If you are working with recruiters, you may find it helpful to understand the relationship between the recruiter and the hiring company and the relationship between a recruiter and a potential employee.
Recruiter or Placement Agency
The companies that use recruiters to fill a position pay recruiters for their services. Hiring companies do not accept unsolicited resumes from recruiters. Therefore, all recruiters are working under contract, and they work on behalf of the hiring company. If you are a working with recruiter, you are valuable to that recruiter. The recruiter will not charge you a fee.
There is a different type of staffing firm called a placement agency. These agencies work on behalf of job seekers and may charge job seekers a fee for finding them a job.

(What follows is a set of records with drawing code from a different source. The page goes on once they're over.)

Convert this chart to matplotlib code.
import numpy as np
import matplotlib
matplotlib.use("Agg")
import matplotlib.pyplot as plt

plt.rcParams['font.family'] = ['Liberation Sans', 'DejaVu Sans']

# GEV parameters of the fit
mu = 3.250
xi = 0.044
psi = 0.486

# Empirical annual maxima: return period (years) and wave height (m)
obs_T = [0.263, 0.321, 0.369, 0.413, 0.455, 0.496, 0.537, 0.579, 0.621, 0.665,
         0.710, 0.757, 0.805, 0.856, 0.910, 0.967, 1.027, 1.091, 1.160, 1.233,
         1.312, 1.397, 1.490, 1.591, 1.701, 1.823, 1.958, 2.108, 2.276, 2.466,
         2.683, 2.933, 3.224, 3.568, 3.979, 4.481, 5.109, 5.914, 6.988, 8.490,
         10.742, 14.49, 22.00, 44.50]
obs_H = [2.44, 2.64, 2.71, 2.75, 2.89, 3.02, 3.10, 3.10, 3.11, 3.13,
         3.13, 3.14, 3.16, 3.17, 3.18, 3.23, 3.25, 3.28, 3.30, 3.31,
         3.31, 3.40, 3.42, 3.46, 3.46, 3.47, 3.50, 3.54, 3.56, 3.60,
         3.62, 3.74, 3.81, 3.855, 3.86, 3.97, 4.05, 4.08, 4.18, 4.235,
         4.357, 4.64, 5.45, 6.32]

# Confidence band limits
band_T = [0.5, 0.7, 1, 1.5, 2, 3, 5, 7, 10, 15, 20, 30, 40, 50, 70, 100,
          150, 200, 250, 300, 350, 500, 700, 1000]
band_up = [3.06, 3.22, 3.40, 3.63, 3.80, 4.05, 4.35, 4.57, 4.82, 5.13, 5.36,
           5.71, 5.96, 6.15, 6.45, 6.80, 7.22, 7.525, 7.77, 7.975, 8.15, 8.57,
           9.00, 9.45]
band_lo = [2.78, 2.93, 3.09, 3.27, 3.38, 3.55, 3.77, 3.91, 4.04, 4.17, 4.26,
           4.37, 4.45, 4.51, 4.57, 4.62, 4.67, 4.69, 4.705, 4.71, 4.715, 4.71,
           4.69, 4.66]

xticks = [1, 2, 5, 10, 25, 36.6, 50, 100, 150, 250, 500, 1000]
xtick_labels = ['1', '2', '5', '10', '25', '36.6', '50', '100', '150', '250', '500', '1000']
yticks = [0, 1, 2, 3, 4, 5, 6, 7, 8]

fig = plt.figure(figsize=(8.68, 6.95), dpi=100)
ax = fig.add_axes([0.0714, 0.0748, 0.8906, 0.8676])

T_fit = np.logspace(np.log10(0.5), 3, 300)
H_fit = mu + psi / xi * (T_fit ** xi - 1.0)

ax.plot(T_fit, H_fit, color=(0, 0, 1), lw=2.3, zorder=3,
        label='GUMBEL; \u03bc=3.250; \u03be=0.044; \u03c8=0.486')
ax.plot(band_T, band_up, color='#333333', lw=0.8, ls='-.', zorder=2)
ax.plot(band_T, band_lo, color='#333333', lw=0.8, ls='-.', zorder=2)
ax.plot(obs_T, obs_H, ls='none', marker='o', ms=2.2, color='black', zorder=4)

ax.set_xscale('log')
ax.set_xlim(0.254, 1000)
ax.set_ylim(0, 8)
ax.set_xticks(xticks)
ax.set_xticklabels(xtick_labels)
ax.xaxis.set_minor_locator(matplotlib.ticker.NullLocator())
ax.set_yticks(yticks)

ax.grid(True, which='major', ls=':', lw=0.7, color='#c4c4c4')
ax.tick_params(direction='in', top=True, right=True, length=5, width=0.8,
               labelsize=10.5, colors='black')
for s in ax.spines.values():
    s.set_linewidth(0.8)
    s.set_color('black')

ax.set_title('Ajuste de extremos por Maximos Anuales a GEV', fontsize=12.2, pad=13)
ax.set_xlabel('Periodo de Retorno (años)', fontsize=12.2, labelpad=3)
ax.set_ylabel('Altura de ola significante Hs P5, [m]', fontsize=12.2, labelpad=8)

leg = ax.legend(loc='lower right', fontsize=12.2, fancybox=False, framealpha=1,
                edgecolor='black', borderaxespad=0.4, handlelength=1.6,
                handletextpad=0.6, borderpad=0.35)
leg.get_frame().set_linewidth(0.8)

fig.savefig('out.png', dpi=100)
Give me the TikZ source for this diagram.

The distinction between a placement agency and a recruiter is that placement agencies find jobs for people, and recruiters find people for jobs.

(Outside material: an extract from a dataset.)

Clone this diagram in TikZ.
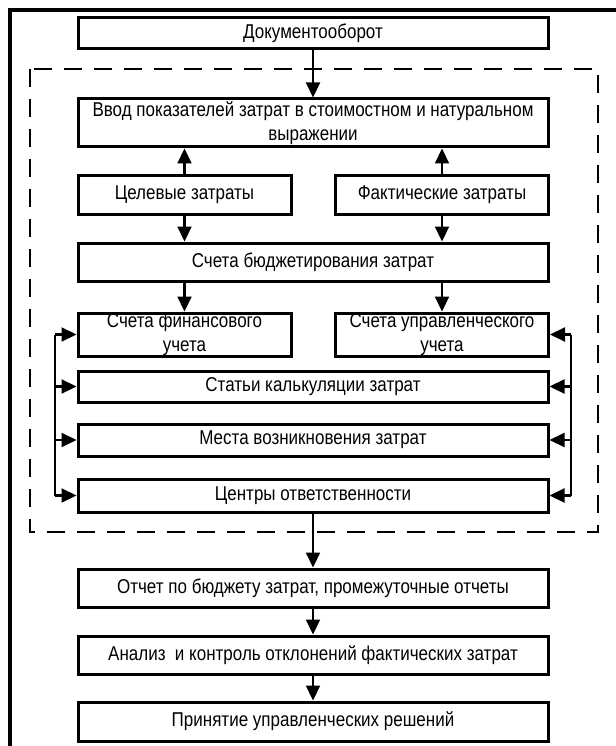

Contingency Recruiter or Retained Recruiter
Sometimes, people try to explain the difference between contingency recruiters and retained recruiters in terms of the compensation. There was even a benchmark set at $100,000-a-year for a point where a person would rise above contingency recruiters and pass into the realm of retained recruiters. At that time, I had contracts for retained work under $100,000 a year and contracts for contingency work above $100,000 a year. My relationship to the applicant did not change based on these contracts. I had jobs to fill and needed people to fill them. So at times, a recruiter may have some contracts that pay them a non-refundable advance payment (a retainer) for their services and have contracts for payment after the job has been filled. More recently, some retained firms have also done contingency work (The Directory of Executive and Professional Recruiters).

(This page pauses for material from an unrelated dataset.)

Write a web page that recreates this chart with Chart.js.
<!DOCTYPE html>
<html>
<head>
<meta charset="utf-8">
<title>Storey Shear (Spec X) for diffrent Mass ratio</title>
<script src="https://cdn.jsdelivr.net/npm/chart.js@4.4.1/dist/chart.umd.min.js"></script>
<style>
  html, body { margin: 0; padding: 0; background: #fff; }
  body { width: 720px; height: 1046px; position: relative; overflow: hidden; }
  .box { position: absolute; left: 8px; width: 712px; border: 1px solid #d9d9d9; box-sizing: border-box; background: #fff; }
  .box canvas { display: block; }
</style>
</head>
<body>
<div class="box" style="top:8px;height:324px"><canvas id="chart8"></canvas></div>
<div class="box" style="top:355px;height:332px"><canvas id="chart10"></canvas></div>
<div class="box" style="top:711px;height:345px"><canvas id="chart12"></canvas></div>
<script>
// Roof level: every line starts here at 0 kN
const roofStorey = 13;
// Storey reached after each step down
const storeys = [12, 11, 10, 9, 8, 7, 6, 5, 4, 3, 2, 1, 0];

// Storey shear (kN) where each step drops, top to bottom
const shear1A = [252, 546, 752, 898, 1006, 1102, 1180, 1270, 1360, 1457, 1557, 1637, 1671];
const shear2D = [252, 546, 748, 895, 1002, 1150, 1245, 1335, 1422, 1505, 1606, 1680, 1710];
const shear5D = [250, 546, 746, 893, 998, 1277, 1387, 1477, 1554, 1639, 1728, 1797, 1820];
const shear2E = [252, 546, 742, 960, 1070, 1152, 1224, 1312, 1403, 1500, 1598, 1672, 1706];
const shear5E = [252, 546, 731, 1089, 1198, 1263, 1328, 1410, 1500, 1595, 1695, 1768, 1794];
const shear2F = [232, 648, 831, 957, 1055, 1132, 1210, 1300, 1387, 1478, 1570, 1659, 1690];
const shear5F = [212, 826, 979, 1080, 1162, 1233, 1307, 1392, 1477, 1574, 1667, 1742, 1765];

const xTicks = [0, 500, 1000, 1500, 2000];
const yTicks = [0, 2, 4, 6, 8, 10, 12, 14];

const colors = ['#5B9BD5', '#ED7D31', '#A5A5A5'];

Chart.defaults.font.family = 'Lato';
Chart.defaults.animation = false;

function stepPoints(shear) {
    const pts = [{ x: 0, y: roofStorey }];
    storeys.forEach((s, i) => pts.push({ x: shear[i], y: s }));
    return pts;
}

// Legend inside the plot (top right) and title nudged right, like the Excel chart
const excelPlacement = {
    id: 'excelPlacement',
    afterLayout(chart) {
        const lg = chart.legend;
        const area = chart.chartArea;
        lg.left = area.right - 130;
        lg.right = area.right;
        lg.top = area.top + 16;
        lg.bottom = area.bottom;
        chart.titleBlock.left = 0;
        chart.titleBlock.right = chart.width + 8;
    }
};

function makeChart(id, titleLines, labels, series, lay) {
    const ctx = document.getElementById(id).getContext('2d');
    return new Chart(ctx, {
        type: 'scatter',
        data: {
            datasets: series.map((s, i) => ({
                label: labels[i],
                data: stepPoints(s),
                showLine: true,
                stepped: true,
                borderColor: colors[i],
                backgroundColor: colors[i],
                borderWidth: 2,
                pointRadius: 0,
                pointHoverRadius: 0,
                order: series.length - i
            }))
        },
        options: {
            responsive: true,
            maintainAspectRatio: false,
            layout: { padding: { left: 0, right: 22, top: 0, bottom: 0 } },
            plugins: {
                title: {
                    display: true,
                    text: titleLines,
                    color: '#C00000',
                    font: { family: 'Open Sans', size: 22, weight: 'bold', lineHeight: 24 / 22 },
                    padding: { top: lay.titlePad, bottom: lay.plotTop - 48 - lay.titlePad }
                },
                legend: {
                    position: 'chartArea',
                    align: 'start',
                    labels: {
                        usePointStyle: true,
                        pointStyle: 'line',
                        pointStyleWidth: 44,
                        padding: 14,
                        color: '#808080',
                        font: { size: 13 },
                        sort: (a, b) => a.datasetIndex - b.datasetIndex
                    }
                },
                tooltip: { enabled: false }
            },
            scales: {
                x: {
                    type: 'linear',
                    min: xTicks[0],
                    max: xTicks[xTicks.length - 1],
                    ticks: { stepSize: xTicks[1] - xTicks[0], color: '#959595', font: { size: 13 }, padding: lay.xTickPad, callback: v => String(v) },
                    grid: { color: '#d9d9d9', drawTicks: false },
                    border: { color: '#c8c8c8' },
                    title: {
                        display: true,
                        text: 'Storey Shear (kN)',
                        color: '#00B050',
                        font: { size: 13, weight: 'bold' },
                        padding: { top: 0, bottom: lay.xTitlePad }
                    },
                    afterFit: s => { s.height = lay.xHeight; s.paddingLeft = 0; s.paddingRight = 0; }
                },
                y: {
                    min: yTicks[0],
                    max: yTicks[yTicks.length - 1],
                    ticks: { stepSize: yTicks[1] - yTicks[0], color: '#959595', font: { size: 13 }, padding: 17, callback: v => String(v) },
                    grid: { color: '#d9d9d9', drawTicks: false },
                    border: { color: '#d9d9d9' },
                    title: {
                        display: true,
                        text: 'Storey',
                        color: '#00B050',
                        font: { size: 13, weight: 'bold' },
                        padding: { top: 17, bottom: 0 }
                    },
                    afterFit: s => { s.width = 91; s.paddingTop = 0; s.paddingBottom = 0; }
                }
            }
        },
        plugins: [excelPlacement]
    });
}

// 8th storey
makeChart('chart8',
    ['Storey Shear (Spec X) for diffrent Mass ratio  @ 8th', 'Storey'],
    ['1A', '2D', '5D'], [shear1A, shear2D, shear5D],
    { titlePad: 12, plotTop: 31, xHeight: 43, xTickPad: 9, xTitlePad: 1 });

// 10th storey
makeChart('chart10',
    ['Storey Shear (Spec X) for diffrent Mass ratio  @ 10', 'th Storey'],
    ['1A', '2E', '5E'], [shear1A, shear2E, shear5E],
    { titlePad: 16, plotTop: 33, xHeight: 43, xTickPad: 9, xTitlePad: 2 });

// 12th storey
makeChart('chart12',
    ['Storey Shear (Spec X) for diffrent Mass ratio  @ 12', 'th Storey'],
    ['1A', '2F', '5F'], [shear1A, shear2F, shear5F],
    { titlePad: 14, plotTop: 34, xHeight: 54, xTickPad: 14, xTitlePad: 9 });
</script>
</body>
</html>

In practice, how a recruiter is compensated is not important to you as a potential employee. The contacts the recruiter has in relation to the type of contacts you need to further your career is important. Since contingency recruiters and retained recruiters both work under a contract and given that financial benchmarks are not that useful in the changing landscape of compensation, the best way to work with a recruiter is to help the recruiter understand your experience and the type of job you are seeking. If the recruiter has jobs that fit your experience, he has a network that is valuable to you. Typically, the sterling silver of retained search firms (such as,Tillman | Carlson | Snyder) are conducting searches where the level of contact is with the board of directors and the level of search is for “C” level managers, that is, Chief Executive Officers, Chief Revenue Officers, and so forth. When people at that level of experience contact me, I refer them to Tom Snyder, who hired many people from me when he was an executive in the CPG industry. Tom has placed over 50 C-level executives. The Chicago office of Spencer Stuart, where Tom works, is the most effective consumer goods executive staffing practice in the country.
You and the Recruiter
Recruiters are called headhunters, because they hunt for people. They get on the phone and call people. They email people. They research for prospects. They are looking for fits like ring sizes. Hiring companies pay recruiters for their skills in finding those fits. Applicants as a potential employees have value. They are the diamond ring. The hiring company is the ring buyer, the customer. The recruiter is the jeweler. He takes a measure of what will fit the hiring company. If recruiters do not have a fit in their jewelry case, they hunt for one by calling people in their network. They often look for rings that are not yet on the market. Therefore, whether the applicants are rings in the jewelry display case or ones who are not yet on the market, the applicants and the hiring companies have value to a recruiter. If recruiters have the network to fit the needs of the hiring companies and the experiences of the applicant, the recruiters have value to both based on that network.